## Source excerpt
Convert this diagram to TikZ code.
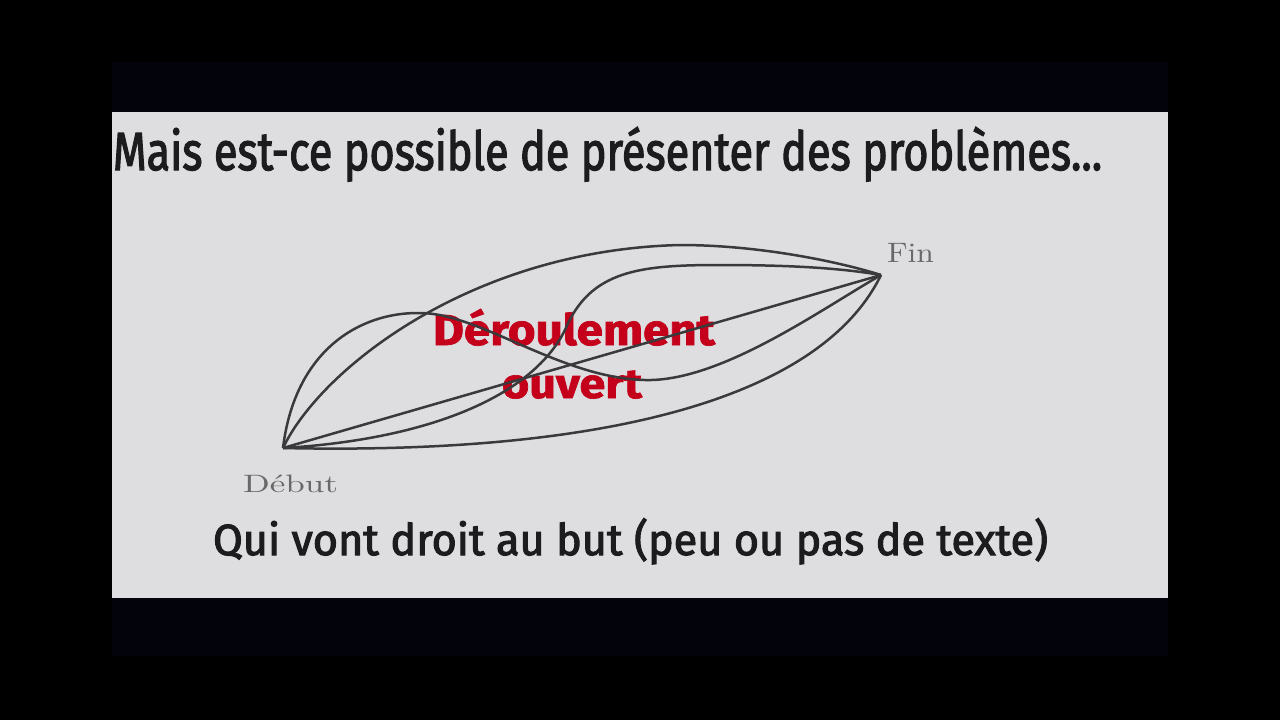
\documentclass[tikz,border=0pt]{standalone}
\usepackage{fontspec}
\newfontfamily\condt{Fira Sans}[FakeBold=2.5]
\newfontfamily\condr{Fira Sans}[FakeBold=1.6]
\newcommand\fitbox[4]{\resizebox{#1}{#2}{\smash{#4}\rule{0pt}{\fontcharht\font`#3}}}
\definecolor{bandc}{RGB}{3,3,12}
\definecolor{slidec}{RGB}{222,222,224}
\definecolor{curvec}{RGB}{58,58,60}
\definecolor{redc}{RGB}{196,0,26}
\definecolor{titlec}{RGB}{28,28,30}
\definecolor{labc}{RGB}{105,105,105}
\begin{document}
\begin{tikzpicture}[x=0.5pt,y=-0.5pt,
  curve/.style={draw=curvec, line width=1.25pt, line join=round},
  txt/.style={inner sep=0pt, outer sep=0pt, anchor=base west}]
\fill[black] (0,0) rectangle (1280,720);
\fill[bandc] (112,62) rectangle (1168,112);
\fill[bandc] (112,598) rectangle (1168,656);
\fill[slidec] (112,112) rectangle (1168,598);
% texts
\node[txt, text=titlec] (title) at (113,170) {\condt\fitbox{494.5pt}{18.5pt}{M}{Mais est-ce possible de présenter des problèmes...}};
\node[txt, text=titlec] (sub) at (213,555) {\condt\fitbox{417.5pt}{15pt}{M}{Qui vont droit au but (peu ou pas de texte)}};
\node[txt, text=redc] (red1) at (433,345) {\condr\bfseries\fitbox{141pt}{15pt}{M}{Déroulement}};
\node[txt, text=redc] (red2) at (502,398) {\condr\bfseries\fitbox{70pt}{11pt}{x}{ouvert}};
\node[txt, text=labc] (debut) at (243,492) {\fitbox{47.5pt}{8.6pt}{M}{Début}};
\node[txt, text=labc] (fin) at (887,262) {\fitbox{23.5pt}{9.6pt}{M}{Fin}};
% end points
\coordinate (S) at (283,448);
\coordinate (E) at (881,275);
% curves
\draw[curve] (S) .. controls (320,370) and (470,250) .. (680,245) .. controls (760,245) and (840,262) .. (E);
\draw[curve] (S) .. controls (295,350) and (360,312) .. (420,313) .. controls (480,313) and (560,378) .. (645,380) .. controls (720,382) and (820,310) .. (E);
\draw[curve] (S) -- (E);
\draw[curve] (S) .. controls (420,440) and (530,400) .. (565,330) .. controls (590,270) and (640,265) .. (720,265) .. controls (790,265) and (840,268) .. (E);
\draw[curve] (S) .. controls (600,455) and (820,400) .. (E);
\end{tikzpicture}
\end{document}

## Exercise aim
Using the material above, return every line exactly as it appears, minus the pictures.

## Written response
Convert this diagram to TikZ code.
\documentclass[tikz,border=0pt]{standalone}
\usepackage{fontspec}
\newfontfamily\condt{Fira Sans}[FakeBold=2.5]
\newfontfamily\condr{Fira Sans}[FakeBold=1.6]
\newcommand\fitbox[4]{\resizebox{#1}{#2}{\smash{#4}\rule{0pt}{\fontcharht\font`#3}}}
\definecolor{bandc}{RGB}{3,3,12}
\definecolor{slidec}{RGB}{222,222,224}
\definecolor{curvec}{RGB}{58,58,60}
\definecolor{redc}{RGB}{196,0,26}
\definecolor{titlec}{RGB}{28,28,30}
\definecolor{labc}{RGB}{105,105,105}
\begin{document}
\begin{tikzpicture}[x=0.5pt,y=-0.5pt,
  curve/.style={draw=curvec, line width=1.25pt, line join=round},
  txt/.style={inner sep=0pt, outer sep=0pt, anchor=base west}]
\fill[black] (0,0) rectangle (1280,720);
\fill[bandc] (112,62) rectangle (1168,112);
\fill[bandc] (112,598) rectangle (1168,656);
\fill[slidec] (112,112) rectangle (1168,598);
% texts
\node[txt, text=titlec] (title) at (113,170) {\condt\fitbox{494.5pt}{18.5pt}{M}{Mais est-ce possible de présenter des problèmes...}};
\node[txt, text=titlec] (sub) at (213,555) {\condt\fitbox{417.5pt}{15pt}{M}{Qui vont droit au but (peu ou pas de texte)}};
\node[txt, text=redc] (red1) at (433,345) {\condr\bfseries\fitbox{141pt}{15pt}{M}{Déroulement}};
\node[txt, text=redc] (red2) at (502,398) {\condr\bfseries\fitbox{70pt}{11pt}{x}{ouvert}};
\node[txt, text=labc] (debut) at (243,492) {\fitbox{47.5pt}{8.6pt}{M}{Début}};
\node[txt, text=labc] (fin) at (887,262) {\fitbox{23.5pt}{9.6pt}{M}{Fin}};
% end points
\coordinate (S) at (283,448);
\coordinate (E) at (881,275);
% curves
\draw[curve] (S) .. controls (320,370) and (470,250) .. (680,245) .. controls (760,245) and (840,262) .. (E);
\draw[curve] (S) .. controls (295,350) and (360,312) .. (420,313) .. controls (480,313) and (560,378) .. (645,380) .. controls (720,382) and (820,310) .. (E);
\draw[curve] (S) -- (E);
\draw[curve] (S) .. controls (420,440) and (530,400) .. (565,330) .. controls (590,270) and (640,265) .. (720,265) .. controls (790,265) and (840,268) .. (E);
\draw[curve] (S) .. controls (600,455) and (820,400) .. (E);
\end{tikzpicture}
\end{document}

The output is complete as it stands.